INSTRUCTIONS FOR THE TASK: Can you transcribe the data exactly? Leave the pictures out.
-------- SUPPLIED MATERIAL --------
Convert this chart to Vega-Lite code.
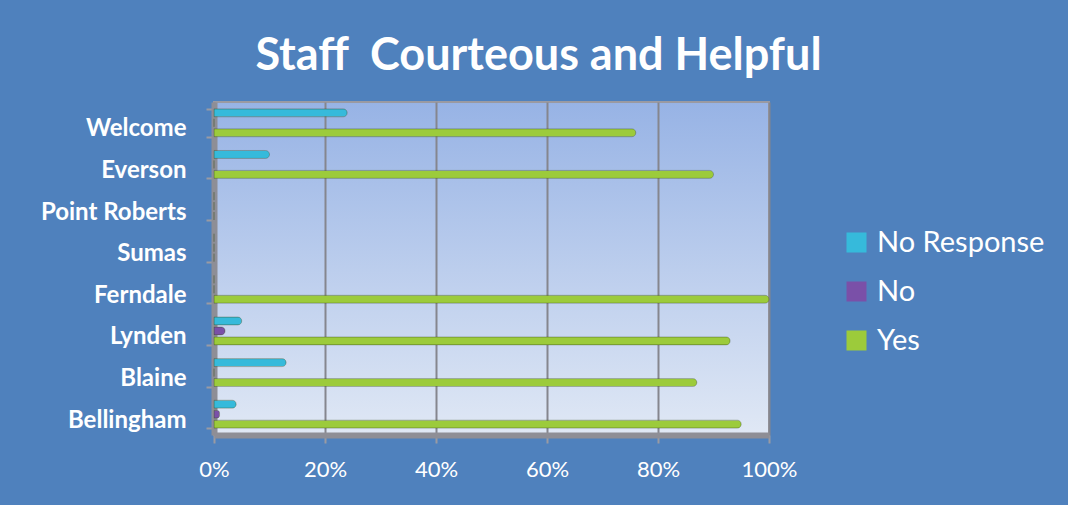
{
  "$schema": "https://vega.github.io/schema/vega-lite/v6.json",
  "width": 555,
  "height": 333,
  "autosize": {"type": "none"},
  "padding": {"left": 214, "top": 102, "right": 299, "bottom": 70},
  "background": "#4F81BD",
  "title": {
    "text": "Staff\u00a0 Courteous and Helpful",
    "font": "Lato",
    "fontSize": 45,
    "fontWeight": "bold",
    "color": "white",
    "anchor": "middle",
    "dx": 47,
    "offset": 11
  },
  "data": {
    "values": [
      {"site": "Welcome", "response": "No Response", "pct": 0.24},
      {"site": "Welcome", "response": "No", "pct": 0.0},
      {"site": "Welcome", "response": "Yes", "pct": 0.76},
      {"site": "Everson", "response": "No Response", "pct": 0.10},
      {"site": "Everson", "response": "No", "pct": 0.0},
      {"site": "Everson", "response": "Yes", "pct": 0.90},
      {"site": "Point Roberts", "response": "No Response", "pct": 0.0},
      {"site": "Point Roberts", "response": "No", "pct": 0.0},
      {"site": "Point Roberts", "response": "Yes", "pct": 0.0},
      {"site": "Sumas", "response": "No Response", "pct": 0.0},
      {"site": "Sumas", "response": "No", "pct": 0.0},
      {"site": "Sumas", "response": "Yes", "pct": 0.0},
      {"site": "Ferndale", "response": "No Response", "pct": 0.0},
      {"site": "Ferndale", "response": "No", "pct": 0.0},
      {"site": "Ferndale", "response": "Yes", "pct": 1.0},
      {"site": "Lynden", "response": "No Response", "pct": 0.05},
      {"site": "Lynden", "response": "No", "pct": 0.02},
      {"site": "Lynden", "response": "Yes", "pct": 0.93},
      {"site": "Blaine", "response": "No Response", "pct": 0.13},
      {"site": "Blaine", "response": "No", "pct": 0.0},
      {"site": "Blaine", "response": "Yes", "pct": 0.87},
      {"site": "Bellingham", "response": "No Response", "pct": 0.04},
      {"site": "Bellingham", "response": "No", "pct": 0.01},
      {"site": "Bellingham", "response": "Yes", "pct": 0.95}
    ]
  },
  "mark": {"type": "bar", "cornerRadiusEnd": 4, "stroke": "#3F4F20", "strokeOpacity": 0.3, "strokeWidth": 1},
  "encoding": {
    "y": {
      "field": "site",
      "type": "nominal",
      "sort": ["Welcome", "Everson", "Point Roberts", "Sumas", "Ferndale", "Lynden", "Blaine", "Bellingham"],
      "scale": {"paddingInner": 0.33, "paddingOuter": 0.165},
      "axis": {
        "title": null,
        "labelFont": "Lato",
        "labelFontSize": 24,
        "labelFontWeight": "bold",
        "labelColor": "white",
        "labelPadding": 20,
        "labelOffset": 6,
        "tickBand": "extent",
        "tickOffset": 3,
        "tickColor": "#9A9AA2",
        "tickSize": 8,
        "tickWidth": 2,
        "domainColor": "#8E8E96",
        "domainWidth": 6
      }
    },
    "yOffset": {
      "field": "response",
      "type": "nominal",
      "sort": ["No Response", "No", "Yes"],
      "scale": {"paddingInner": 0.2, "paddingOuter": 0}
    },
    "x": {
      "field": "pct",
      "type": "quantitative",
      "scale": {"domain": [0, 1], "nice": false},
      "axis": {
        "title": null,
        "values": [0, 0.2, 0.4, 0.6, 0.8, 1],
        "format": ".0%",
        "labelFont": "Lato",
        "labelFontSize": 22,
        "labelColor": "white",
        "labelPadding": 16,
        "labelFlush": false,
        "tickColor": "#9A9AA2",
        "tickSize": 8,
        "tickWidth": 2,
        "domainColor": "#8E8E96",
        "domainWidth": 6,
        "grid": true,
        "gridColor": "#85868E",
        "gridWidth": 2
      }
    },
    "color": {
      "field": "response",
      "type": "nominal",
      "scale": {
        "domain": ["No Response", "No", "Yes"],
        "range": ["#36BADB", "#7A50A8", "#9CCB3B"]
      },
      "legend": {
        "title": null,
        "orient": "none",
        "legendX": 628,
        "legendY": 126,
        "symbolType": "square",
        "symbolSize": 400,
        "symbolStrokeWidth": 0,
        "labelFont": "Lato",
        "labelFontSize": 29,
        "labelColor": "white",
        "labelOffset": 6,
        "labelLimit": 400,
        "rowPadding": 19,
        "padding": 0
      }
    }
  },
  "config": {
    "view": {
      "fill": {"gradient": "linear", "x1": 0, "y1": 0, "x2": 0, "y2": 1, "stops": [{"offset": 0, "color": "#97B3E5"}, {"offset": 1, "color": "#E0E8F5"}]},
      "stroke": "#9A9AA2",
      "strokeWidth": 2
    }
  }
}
--------
RESULT OF THE TASK:
Convert this chart to Vega-Lite code.
{
  "$schema": "https://vega.github.io/schema/vega-lite/v6.json",
  "width": 555,
  "height": 333,
  "autosize": {"type": "none"},
  "padding": {"left": 214, "top": 102, "right": 299, "bottom": 70},
  "background": "#4F81BD",
  "title": {
    "text": "Staff\u00a0 Courteous and Helpful",
    "font": "Lato",
    "fontSize": 45,
    "fontWeight": "bold",
    "color": "white",
    "anchor": "middle",
    "dx": 47,
    "offset": 11
  },
  "data": {
    "values": [
      {"site": "Welcome", "response": "No Response", "pct": 0.24},
      {"site": "Welcome", "response": "No", "pct": 0.0},
      {"site": "Welcome", "response": "Yes", "pct": 0.76},
      {"site": "Everson", "response": "No Response", "pct": 0.10},
      {"site": "Everson", "response": "No", "pct": 0.0},
      {"site": "Everson", "response": "Yes", "pct": 0.90},
      {"site": "Point Roberts", "response": "No Response", "pct": 0.0},
      {"site": "Point Roberts", "response": "No", "pct": 0.0},
      {"site": "Point Roberts", "response": "Yes", "pct": 0.0},
      {"site": "Sumas", "response": "No Response", "pct": 0.0},
      {"site": "Sumas", "response": "No", "pct": 0.0},
      {"site": "Sumas", "response": "Yes", "pct": 0.0},
      {"site": "Ferndale", "response": "No Response", "pct": 0.0},
      {"site": "Ferndale", "response": "No", "pct": 0.0},
      {"site": "Ferndale", "response": "Yes", "pct": 1.0},
      {"site": "Lynden", "response": "No Response", "pct": 0.05},
      {"site": "Lynden", "response": "No", "pct": 0.02},
      {"site": "Lynden", "response": "Yes", "pct": 0.93},
      {"site": "Blaine", "response": "No Response", "pct": 0.13},
      {"site": "Blaine", "response": "No", "pct": 0.0},
      {"site": "Blaine", "response": "Yes", "pct": 0.87},
      {"site": "Bellingham", "response": "No Response", "pct": 0.04},
      {"site": "Bellingham", "response": "No", "pct": 0.01},
      {"site": "Bellingham", "response": "Yes", "pct": 0.95}
    ]
  },
  "mark": {"type": "bar", "cornerRadiusEnd": 4, "stroke": "#3F4F20", "strokeOpacity": 0.3, "strokeWidth": 1},
  "encoding": {
    "y": {
      "field": "site",
      "type": "nominal",
      "sort": ["Welcome", "Everson", "Point Roberts", "Sumas", "Ferndale", "Lynden", "Blaine", "Bellingham"],
      "scale": {"paddingInner": 0.33, "paddingOuter": 0.165},
      "axis": {
        "title": null,
        "labelFont": "Lato",
        "labelFontSize": 24,
        "labelFontWeight": "bold",
        "labelColor": "white",
        "labelPadding": 20,
        "labelOffset": 6,
        "tickBand": "extent",
        "tickOffset": 3,
        "tickColor": "#9A9AA2",
        "tickSize": 8,
        "tickWidth": 2,
        "domainColor": "#8E8E96",
        "domainWidth": 6
      }
    },
    "yOffset": {
      "field": "response",
      "type": "nominal",
      "sort": ["No Response", "No", "Yes"],
      "scale": {"paddingInner": 0.2, "paddingOuter": 0}
    },
    "x": {
      "field": "pct",
      "type": "quantitative",
      "scale": {"domain": [0, 1], "nice": false},
      "axis": {
        "title": null,
        "values": [0, 0.2, 0.4, 0.6, 0.8, 1],
        "format": ".0%",
        "labelFont": "Lato",
        "labelFontSize": 22,
        "labelColor": "white",
        "labelPadding": 16,
        "labelFlush": false,
        "tickColor": "#9A9AA2",
        "tickSize": 8,
        "tickWidth": 2,
        "domainColor": "#8E8E96",
        "domainWidth": 6,
        "grid": true,
        "gridColor": "#85868E",
        "gridWidth": 2
      }
    },
    "color": {
      "field": "response",
      "type": "nominal",
      "scale": {
        "domain": ["No Response", "No", "Yes"],
        "range": ["#36BADB", "#7A50A8", "#9CCB3B"]
      },
      "legend": {
        "title": null,
        "orient": "none",
        "legendX": 628,
        "legendY": 126,
        "symbolType": "square",
        "symbolSize": 400,
        "symbolStrokeWidth": 0,
        "labelFont": "Lato",
        "labelFontSize": 29,
        "labelColor": "white",
        "labelOffset": 6,
        "labelLimit": 400,
        "rowPadding": 19,
        "padding": 0
      }
    }
  },
  "config": {
    "view": {
      "fill": {"gradient": "linear", "x1": 0, "y1": 0, "x2": 0, "y2": 1, "stops": [{"offset": 0, "color": "#97B3E5"}, {"offset": 1, "color": "#E0E8F5"}]},
      "stroke": "#9A9AA2",
      "strokeWidth": 2
    }
  }
}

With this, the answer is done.